Cost Estimation for Distributed Joins[go to master theses]
Open Master Thesis - Contact a supervisor for more details!
In order to process large RDF graphs, distributed RDF stores were developed. Distributed RDF stores are databases that store and process an RDF graph on several computers. In order to retrieve information, SPARQL queries can be sent to these RDF stores. The most frequently query operations within these queries consist of select operations (which select the required data) and join operations (which combine the selected data). Thereby, the order in which the joins of a query are executed has a strong impact on the query execution time. The task of the query optimizer is to find a join order with a low (ideally minimal) query execution time. To find such an order, the optimizer uses statistical information about the stored RDF graph to estimate the costs for the individual query operations. In case of centralized RDF stores running on a single computer, the optimization of the join order is well-studied. To estimate the costs of a query operation the number of input and output intermediate results are estimated.
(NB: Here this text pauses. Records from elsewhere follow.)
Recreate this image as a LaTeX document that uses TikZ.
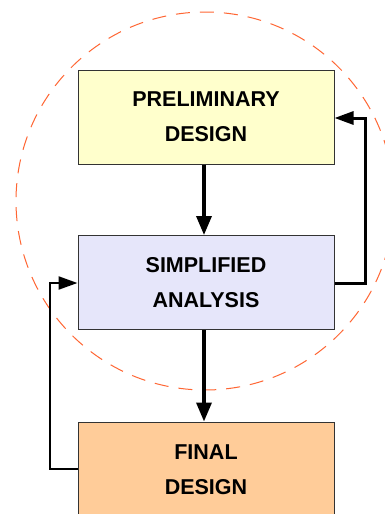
\documentclass[tikz,border=0pt]{standalone}
\usepackage{fontspec}
\setmainfont{Liberation Sans}
\usetikzlibrary{arrows.meta}
\definecolor{prelimfill}{HTML}{FFFFCC}
\definecolor{simpfill}{HTML}{E6E6FA}
\definecolor{finalfill}{HTML}{FFCC99}
\definecolor{circcol}{HTML}{FF6633}
\definecolor{boxline}{HTML}{333333}
\begin{document}
\begin{tikzpicture}[x=1pt,y=-1pt,
  box/.style={draw=boxline,line width=1pt,minimum width=256pt,minimum height=94pt,
    align=center,inner sep=0pt,font=\fontsize{21.5pt}{35pt}\selectfont\bfseries},
  mainarrow/.style={line width=3.4pt,-{Triangle[length=19pt,width=15pt]}},
  fbarrow/.style={line width=3pt,-{Triangle[length=19pt,width=13pt]}},
  circ/.style={draw=circcol,line width=1pt,dash pattern=on 14pt off 10pt}]
\useasboundingbox (0,0) rectangle (385,514);
\clip (0,0) rectangle (385,514);
\fill[white] (0,0) rectangle (385,514);
\draw[circ] (205,201) circle[radius=189pt];
\node[box,fill=prelimfill] (pre) at (206,117) {PRELIMINARY\\DESIGN};
\node[box,fill=simpfill] (sim) at (206,282.5) {SIMPLIFIED\\ANALYSIS};
\node[box,fill=finalfill,minimum height=96pt] (fin) at (206,470) {FINAL\\DESIGN};
\coordinate (r1) at (365,283);
\coordinate (r2) at (365,118);
\coordinate (l1) at (50,469);
\coordinate (l2) at (50,283);
\draw[mainarrow] ([xshift=-2pt]pre.south) -- ([xshift=-2pt]sim.north);
\draw[mainarrow] ([xshift=-2pt]sim.south) -- ([xshift=-2pt]fin.north);
\draw[fbarrow] (sim.east |- r1) -- (r1) -- (r2) -- (pre.east |- r2);
\draw[fbarrow,line width=2.3pt] (fin.west |- l1) -- (l1) -- (l2) -- (sim.west |- l2);
\end{tikzpicture}
\end{document}
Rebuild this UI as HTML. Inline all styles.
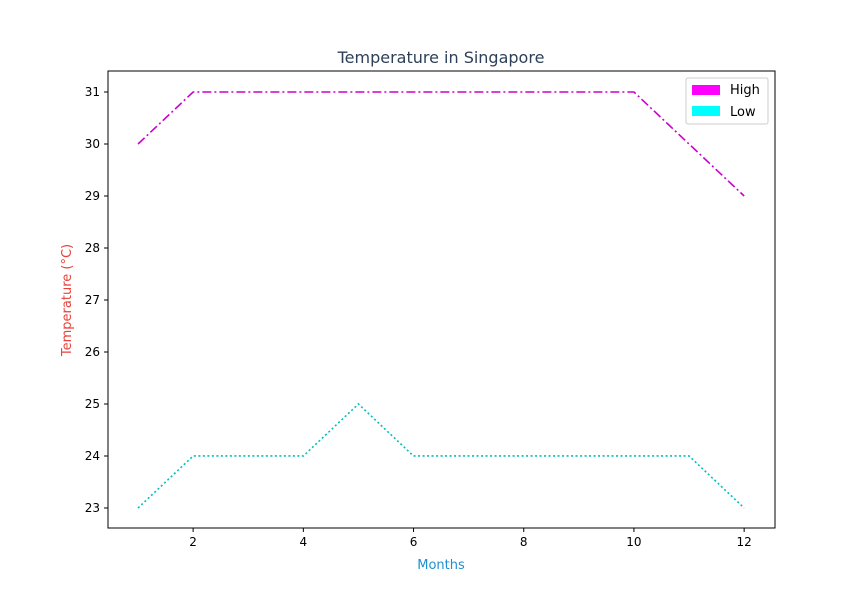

Many distributed RDF stores try to process as much as possible on the individual computers. If data from different computers needs to be combined, the data is sent to one specific computer which joins them. Thereby, the query optimizer can reuse the optimization techniques from the centralized RDF stores.
Joining all data on a single computer may exceed its processing capabilities. Therefor, distributed joins have been developed that join the data on several compute nodes in general. In this master thesis statistics should be identified that allow for estimating the costs for distributed joins.